The Earnings Reaction Framework
Here’s the part most traders miss: the reaction to earnings matters more than the report. A company can beat estimates and the stock drops. A company can miss and the stock rallies. What matters is how the market responds, because that tells you what was already priced in.
| Scenario | What It Means | Action |
|---|---|---|
| Beat + Gap Up + Hold | Genuine strength. Buyers are real. | Add to longs on Day 1 if it holds the gap. Strong follow-through likely. |
| Beat + Gap Up + Fade | Good news was priced in. | Do not chase. If it closes below the opening gap, the good news wasn’t enough. Wait for a new level. |
| Miss + Gap Down + Bounce | Bad news was already priced in. Sellers exhausted. | Watch for a reclaim of key levels (8/21 EMA). If it reclaims with volume, the worst is over. Potential long. |
| Miss + Gap Down + Continue Lower | Genuine weakness. Institutions are selling. | Stay away. Let the stock find a floor. Do not catch the falling knife. Wait for 8/21 reclaim weeks later. |
Worked Example: META Earnings
Example META — Reduce and React Approach
Earnings Season Rules
- Know when your stocks report. Check the earnings calendar every Sunday. No surprises. If a stock reports this week, you have a decision to make before the event, not during it.
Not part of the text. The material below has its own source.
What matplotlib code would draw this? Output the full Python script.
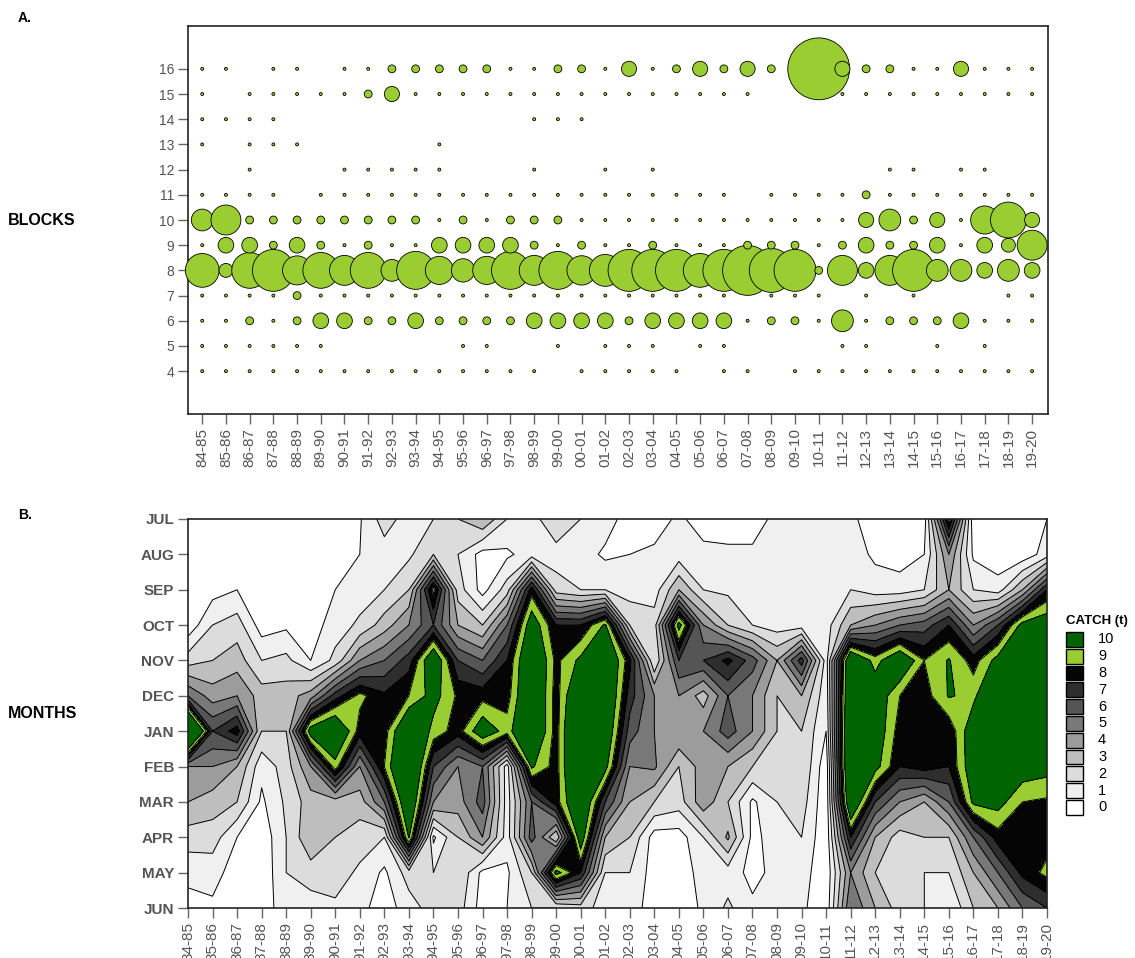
import numpy as np
import matplotlib
matplotlib.use("Agg")
import matplotlib.pyplot as plt
from matplotlib.patches import Rectangle

plt.rcParams["font.family"] = ["Liberation Sans", "DejaVu Sans"]

SEASONS = ["84-85", "85-86", "86-87", "87-88", "88-89", "89-90", "90-91", "91-92",
           "92-93", "93-94", "94-95", "95-96", "96-97", "97-98", "98-99", "99-00",
           "00-01", "01-02", "02-03", "03-04", "04-05", "05-06", "06-07", "07-08",
           "08-09", "09-10", "10-11", "11-12", "12-13", "13-14", "14-15", "15-16",
           "16-17", "17-18", "18-19", "19-20"]
MONTHS = ["JUL", "AUG", "SEP", "OCT", "NOV", "DEC", "JAN", "FEB", "MAR", "APR", "MAY", "JUN"]

# ── Panel A: catch by block (0 = no record), one list per block, one value per season ──
block_16 = [.5, .5, 0, .5, .5, 0, .5, .5, 3.5, 3.5, 3.5, 3.5, 3.5, .5, .5, 3.5, 3.5, .5,
            13, .5, 3.5, 13, 3.5, 13, 3.5, 0, 218, 13, 3.5, 3.5, .5, .5, 13, .5, .5, .5]
block_15 = [.5, 0, .5, .5, .5, .5, .5, 3.5, 13, .5, .5, .5, .5, .5, .5, .5, .5, .5,
            .5, .5, .5, .5, .5, .5, 0, 0, 0, .5, .5, .5, .5, .5, .5, .5, .5, .5]
block_14 = [.5, .5, .5, .5, 0, 0, 0, 0, 0, 0, 0, 0, 0, 0, .5, .5, .5, 0,
            0, 0, 0, 0, 0, 0, 0, 0, 0, 0, 0, 0, 0, 0, 0, 0, 0, 0]
block_13 = [.5, 0, .5, .5, .5, 0, 0, 0, 0, 0, .5, 0, 0, 0, 0, 0, 0, 0,
            0, 0, 0, 0, 0, 0, 0, 0, 0, 0, 0, 0, 0, 0, 0, 0, 0, 0]
block_12 = [0, 0, .5, 0, 0, 0, .5, .5, .5, .5, .5, 0, 0, 0, .5, 0, 0, .5,
            0, .5, 0, 0, 0, 0, 0, 0, 0, 0, 0, .5, .5, 0, .5, .5, 0, 0]
block_11 = [.5, .5, .5, .5, 0, .5, .5, .5, .5, .5, .5, .5, .5, .5, .5, .5, .5, .5,
            .5, .5, .5, .5, .5, 0, .5, .5, .5, .5, 3.5, .5, .5, .5, .5, .5, .5, .5]
block_10 = [27, 51, 3.5, 3.5, 3.5, 3.5, 3.5, 3.5, 3.5, 3.5, .5, 3.5, .5, 3.5, 3.5, 3.5, .5, .5,
            .5, .5, .5, .5, .5, .5, .5, .5, .5, .5, 13, 27, 3.5, 13, .5, 45, 73, 13]
block_9 = [.5, 14, 14, 3.5, 14, 3.5, .5, 3.5, .5, .5, 14, 14, 14, 14, 3.5, .5, 3.5, .5,
           .5, 3.5, .5, .5, .5, 3.5, 3.5, 3.5, .5, 3.5, 14, 3.5, 3.5, 14, .5, 14, 11, 51]
block_8 = [65, 11, 73, 100, 48, 73, 51, 73, 27, 82, 45, 31, 45, 82, 51, 82, 49, 58,
           100, 100, 100, 65, 100, 142, 110, 100, 3.5, 51, 14, 51, 100, 27, 27, 14, 27, 14]
block_7 = [.5, .5, .5, .5, 3.5, .5, .5, .5, .5, .5, .5, .5, .5, .5, .5, .5, .5, .5,
           .5, .5, .5, .5, .5, 0, .5, .5, .5, 0, .5, 0, .5, 0, 0, 0, .5, .5]
block_6 = [.5, .5, 3.5, .5, 3.5, 14, 14, 3.5, 3.5, 14, 3.5, 3.5, 3.5, 3.5, 14, 14, 14, 14,
           3.5, 14, 14, 14, 14, .5, 3.5, 3.5, .5, 27, .5, 3.5, 3.5, 3.5, 14, .5, .5, .5]
block_5 = [.5, .5, .5, .5, .5, .5, 0, 0, 0, 0, 0, .5, .5, 0, 0, .5, 0, .5,
           .5, .5, 0, .5, .5, 0, 0, 0, 0, .5, .5, 0, 0, .5, 0, .5, 0, 0]
block_4 = [.5, .5, .5, .5, .5, .5, .5, .5, .5, .5, .5, .5, .5, .5, .5, 0, .5, .5,
           .5, .5, .5, 0, .5, .5, 0, .5, .5, .5, .5, .5, .5, .5, .5, .5, .5, .5]

BLOCKS = [4, 5, 6, 7, 8, 9, 10, 11, 12, 13, 14, 15, 16]
block_catch = [block_4, block_5, block_6, block_7, block_8, block_9, block_10,
               block_11, block_12, block_13, block_14, block_15, block_16]

# ── Panel B: monthly catch (t), rows JUL..JUN, one value per season ──
catch_jul = [0, 0, 0, 0, 0, 0, 0, 0.9, 2.5, 1.5, 2, 3, 4, 2, 1.5, 3, 2, 1.5,
             0.5, 0.5, 1.2, 0.5, 0.5, 0.5, 1.3, 1.5, 1.2, 1.2, 0.5, 0.3, 0.5, 9.2, 0.3, 0, 0, 1]
catch_aug = [0, 0, 0, 0, 0, 0, 0, 1.0, 1.5, 1.8, 3, 2, 0.6, 0.8, 1.5, 1.5, 1.5, 0.8,
             1.0, 1.2, 1.5, 1.3, 1.2, 1.2, 1.5, 1.5, 1.3, 1.5, 0.8, 0.5, 1, 5, 0.8, 0.3, 0.3, 1.5]
catch_sep = [0, 0.6, 1.0, 0, 0, 0, 1.0, 1.5, 2, 3, 9.3, 2.5, 0.6, 2.5, 8.5, 2.5, 2, 2,
             1.5, 1.5, 4, 2, 1.8, 1.5, 1.5, 1.5, 1.5, 2, 1.5, 1.5, 2, 4, 2, 1.5, 4, 8]
catch_oct = [0.3, 2.0, 2.5, 0.5, 0.8, 0.5, 1.5, 2.2, 3.5, 5, 7, 4, 3, 6, 11, 8, 8, 10.2,
             3, 2.5, 10.5, 5, 3, 2, 1.5, 1.5, 1.5, 4, 5, 6, 6.5, 8.0, 5, 7, 10.5, 11]
catch_nov = [2.5, 3, 3.5, 2.0, 2.3, 1.0, 2.3, 5, 6, 7.5, 11.5, 7, 6, 8, 12, 8.7, 10.3, 12,
             8.3, 2, 7, 7, 8.3, 6.5, 4, 7.5, 1.5, 12, 9.5, 11.5, 9.0, 10.1, 8.5, 10.5, 13, 12]
catch_dec = [6, 4.5, 5, 3.5, 3.5, 4.5, 7.5, 9.3, 8.2, 9, 10.5, 8.8, 8.6, 8.5, 12, 8.5, 12, 12,
             7.5, 5, 5, 3.5, 6, 5, 3, 4, 1.3, 12.5, 11, 9.0, 8.5, 10.1, 9.7, 12, 13, 12]
catch_jan = [15, 7, 8.5, 3, 3, 10.8, 12, 8.5, 8.5, 12, 9.6, 8.5, 11, 9.5, 12, 8.5, 13, 11.5,
             6.5, 5, 5, 5, 6.5, 5, 3, 3, 1.0, 13, 11, 8.5, 8.5, 8.2, 11, 13, 13, 12]
catch_feb = [5, 5, 4, 1.3, 2.5, 5, 9.5, 5, 9, 13, 7, 5, 6, 1.5, 10.2, 8.5, 13, 10.5,
             5, 5.2, 3, 4.5, 4, 3, 2.5, 3, 0.3, 13, 10.5, 8, 8.5, 8, 11, 12, 10.8, 10.5]
catch_mar = [4, 3.5, 3, 0.8, 2.2, 3.5, 3.5, 3.5, 6, 12, 5, 4.5, 6.5, 1.5, 6, 8.5, 12, 7,
             4, 3, 2.5, 4.7, 3, 0.8, 2, 2.5, 0.2, 12, 7, 5, 4, 6, 10.3, 10.5, 9, 8.8]
catch_apr = [2.5, 2.5, 1.0, 0.3, 2, 3.9, 3, 2.5, 2, 10.1, 0.8, 3, 5, 1.5, 6.5, 3, 11, 4,
             3, 0.5, 0.5, 2, 4.2, 0.7, 1.5, 2, 0.2, 8, 4, 2.5, 3, 3, 6, 8.5, 8.5, 8.5]
catch_may = [1.3, 1.4, 0.5, 0.2, 2, 2.5, 2.5, 1.8, 0.8, 2.5, 2, 3, 0.7, 0.8, 3, 10.5, 8, 2,
             2, 0.5, 0.3, 1.5, 1.5, 0.7, 1.3, 1.5, 0.2, 5, 3, 3, 2, 2, 4, 6, 8.3, 9.3]
catch_jun = [0.6, 0.8, 0.2, 0.5, 1.5, 1.5, 1.8, 1.3, 0.5, 1.5, 2.5, 2.5, 0.5, 1.0, 2, 2, 2.5, 1.5,
             1.5, 0.5, 0.3, 1.2, 2.2, 1.2, 1.2, 1.2, 0.3, 6, 4, 2.5, 2, 1, 3, 4, 6, 7]

monthly = [catch_jul, catch_aug, catch_sep, catch_oct, catch_nov, catch_dec,
           catch_jan, catch_feb, catch_mar, catch_apr, catch_may, catch_jun]

LEVEL_LABELS = ["0", "1", "2", "3", "4", "5", "6", "7", "8", "9", "10"]
LEVEL_COLORS = ["#FFFFFF", "#F0F0F0", "#DCDCDC", "#BEBEBE", "#9C9C9C", "#787878",
                "#555555", "#2E2E2E", "#050505", "#9ACD32", "#006400"]

TICK_GRAY = "#555555"

fig = plt.figure(figsize=(11.35, 9.58), dpi=100)
W, H = 1135, 958

def fig_box(x0, y0, x1, y1):
    return [x0 / W, 1 - y1 / H, (x1 - x0) / W, (y1 - y0) / H]

# ── Panel A: bubbles ──
axA = fig.add_axes(fig_box(188, 26, 1048, 414))
xs = np.arange(len(SEASONS))
for blk, vals in zip(BLOCKS, block_catch):
    vals = np.asarray(vals, dtype=float)
    keep = vals > 0
    axA.scatter(xs[keep], np.full(keep.sum(), blk), s=vals[keep] * 9.1,
                facecolor="#9ACD32", edgecolor="black", linewidth=0.6,
                clip_on=False, zorder=3)
axA.set_xlim(-0.6, len(SEASONS) - 1 + 0.67)
axA.set_ylim(2.3, 17.7)
axA.set_yticks(BLOCKS)
axA.set_yticklabels([str(b) for b in BLOCKS], fontsize=10, color=TICK_GRAY)
axA.set_xticks(xs)
axA.set_xticklabels(SEASONS, rotation=90, fontsize=11, color=TICK_GRAY)
axA.tick_params(length=7, width=1, color="#666666", pad=3)
for sp in axA.spines.values():
    sp.set_linewidth(1.2)
    sp.set_color("#222222")

fig.text(18 / W, 1 - 18 / H, "A.", fontsize=10, fontweight="bold", va="center")
fig.text(8 / W, 1 - 221 / H, "BLOCKS", fontsize=11.5, fontweight="bold", va="center")

# ── Panel B: filled contours ──
axB = fig.add_axes(fig_box(188, 519, 1047, 908))
Z = np.array(monthly, dtype=float)
levels = list(range(0, 11)) + [20]
axB.contourf(xs, np.arange(len(MONTHS)), Z, levels=levels, colors=LEVEL_COLORS)
axB.contour(xs, np.arange(len(MONTHS)), Z, levels=list(range(1, 11)),
            colors="black", linewidths=0.7)
axB.set_xlim(0, len(SEASONS) - 1)
axB.set_ylim(len(MONTHS) - 1, 0)
axB.set_yticks(np.arange(len(MONTHS)))
axB.set_yticklabels(MONTHS, fontsize=11, fontweight="bold", color=TICK_GRAY)
axB.set_xticks(xs)
axB.set_xticklabels(SEASONS, rotation=90, fontsize=11, color=TICK_GRAY)
axB.tick_params(length=7, width=1, color="#666666", pad=3)
for sp in axB.spines.values():
    sp.set_linewidth(1.2)
    sp.set_color("#222222")

fig.text(18 / W, 1 - 515 / H, "B.", fontsize=10, fontweight="bold", va="center")
fig.text(8 / W, 1 - 714 / H, "MONTHS", fontsize=11.5, fontweight="bold", va="center")

# ── Legend ──
fig.text(1066 / W, 1 - 621 / H, "CATCH (t)", fontsize=9.5, fontweight="bold", va="center")
box_h = 16.8
for k, (lab, col) in enumerate(zip(LEVEL_LABELS[::-1], LEVEL_COLORS[::-1])):
    y_top = 631 + k * box_h
    fig.add_artist(Rectangle((1066 / W, 1 - (y_top + box_h - 1) / H), 17 / W, (box_h - 2) / H,
                             transform=fig.transFigure, facecolor=col,
                             edgecolor="black", linewidth=1))
    fig.text(1098 / W, 1 - (y_top + box_h / 2) / H, lab, fontsize=10.5, va="center")

fig.savefig("out.png", dpi=100)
- Decide your approach before the report. Reduce, hedge with options, or go flat. Make this decision with a clear head, not in the heat of the moment.
- Never increase position size going into earnings. Adding to a position before a binary event is pure speculation. If you want more exposure, wait for the reaction to confirm and add then.
- Trade the reaction, not the report. The numbers don’t matter as much as how the market responds. A stock that beats and holds the gap is telling you to buy. A stock that beats and fades is telling you the good news was priced in.
- Respect the expected move. If options are pricing a $10 move and the stock moves $15, that’s an outsized reaction — it often mean-reverts. If it only moves $5 on a $10 expected move, the event was a non-event.
- Don’t fight the gap. If a stock gaps down 12% on earnings, do not buy the dip on Day 1. Let it settle. Wait for the 8/21 reclaim. The gap is telling you something — listen.
Earnings are the one time in trading where your edge comes not from the entry, but from the preparation. Know the expected move. Size appropriately. Have a plan for both outcomes. And let the reaction, not your prediction, guide the next move.